((
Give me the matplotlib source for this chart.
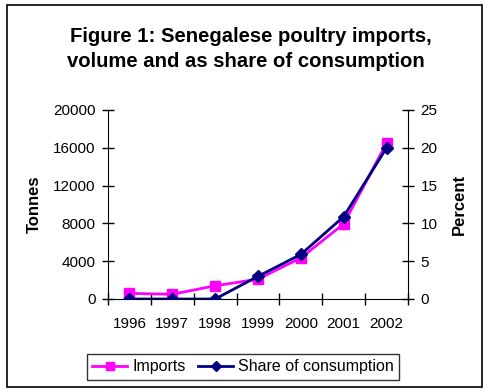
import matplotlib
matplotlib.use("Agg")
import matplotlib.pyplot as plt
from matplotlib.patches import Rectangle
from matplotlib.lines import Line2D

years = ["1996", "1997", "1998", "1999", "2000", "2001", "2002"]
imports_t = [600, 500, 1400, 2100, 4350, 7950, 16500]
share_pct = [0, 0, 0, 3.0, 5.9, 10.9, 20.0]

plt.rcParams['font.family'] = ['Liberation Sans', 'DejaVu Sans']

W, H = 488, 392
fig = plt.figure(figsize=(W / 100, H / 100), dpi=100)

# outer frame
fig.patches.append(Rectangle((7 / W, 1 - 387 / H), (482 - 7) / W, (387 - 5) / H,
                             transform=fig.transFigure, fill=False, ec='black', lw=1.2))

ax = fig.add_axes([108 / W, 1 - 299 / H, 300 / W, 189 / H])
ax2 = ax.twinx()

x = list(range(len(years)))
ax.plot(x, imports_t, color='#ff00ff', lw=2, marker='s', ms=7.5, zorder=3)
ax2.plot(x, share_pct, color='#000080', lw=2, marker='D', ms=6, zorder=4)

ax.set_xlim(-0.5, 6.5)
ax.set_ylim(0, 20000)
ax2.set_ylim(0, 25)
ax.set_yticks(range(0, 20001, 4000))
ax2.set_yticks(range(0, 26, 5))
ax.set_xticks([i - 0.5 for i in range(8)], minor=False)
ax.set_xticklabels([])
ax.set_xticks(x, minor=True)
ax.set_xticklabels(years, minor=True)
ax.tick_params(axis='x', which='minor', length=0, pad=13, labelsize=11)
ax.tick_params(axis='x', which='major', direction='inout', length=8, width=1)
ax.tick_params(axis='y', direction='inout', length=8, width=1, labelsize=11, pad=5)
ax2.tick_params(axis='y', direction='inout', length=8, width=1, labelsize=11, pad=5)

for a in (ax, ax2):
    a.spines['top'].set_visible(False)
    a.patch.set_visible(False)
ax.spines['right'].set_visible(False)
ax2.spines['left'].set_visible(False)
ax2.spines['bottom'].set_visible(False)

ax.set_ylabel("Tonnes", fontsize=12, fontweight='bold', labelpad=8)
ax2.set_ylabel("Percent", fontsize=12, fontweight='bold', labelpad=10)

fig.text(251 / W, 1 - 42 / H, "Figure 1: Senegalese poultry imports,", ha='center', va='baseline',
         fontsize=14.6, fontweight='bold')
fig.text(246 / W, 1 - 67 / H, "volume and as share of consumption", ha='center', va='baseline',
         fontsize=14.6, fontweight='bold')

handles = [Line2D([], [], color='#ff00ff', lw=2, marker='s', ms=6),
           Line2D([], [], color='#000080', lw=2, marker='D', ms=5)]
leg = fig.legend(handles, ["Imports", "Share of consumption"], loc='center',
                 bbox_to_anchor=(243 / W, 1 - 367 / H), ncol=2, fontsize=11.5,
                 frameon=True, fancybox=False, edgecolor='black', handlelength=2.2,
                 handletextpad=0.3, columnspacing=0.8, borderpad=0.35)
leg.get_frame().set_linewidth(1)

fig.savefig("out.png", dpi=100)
))
- [Instruction]: Repeat exactly and only the lines from the start of the data above through the line that holds "marker='D', ms=6, zorder=4)", inclusive. Pictures do not belong in the copy.

- [Result for this exercise]:
Give me the matplotlib source for this chart.
import matplotlib
matplotlib.use("Agg")
import matplotlib.pyplot as plt
from matplotlib.patches import Rectangle
from matplotlib.lines import Line2D

years = ["1996", "1997", "1998", "1999", "2000", "2001", "2002"]
imports_t = [600, 500, 1400, 2100, 4350, 7950, 16500]
share_pct = [0, 0, 0, 3.0, 5.9, 10.9, 20.0]

plt.rcParams['font.family'] = ['Liberation Sans', 'DejaVu Sans']

W, H = 488, 392
fig = plt.figure(figsize=(W / 100, H / 100), dpi=100)

# outer frame
fig.patches.append(Rectangle((7 / W, 1 - 387 / H), (482 - 7) / W, (387 - 5) / H,
                             transform=fig.transFigure, fill=False, ec='black', lw=1.2))

ax = fig.add_axes([108 / W, 1 - 299 / H, 300 / W, 189 / H])
ax2 = ax.twinx()

x = list(range(len(years)))
ax.plot(x, imports_t, color='#ff00ff', lw=2, marker='s', ms=7.5, zorder=3)
ax2.plot(x, share_pct, color='#000080', lw=2, marker='D', ms=6, zorder=4)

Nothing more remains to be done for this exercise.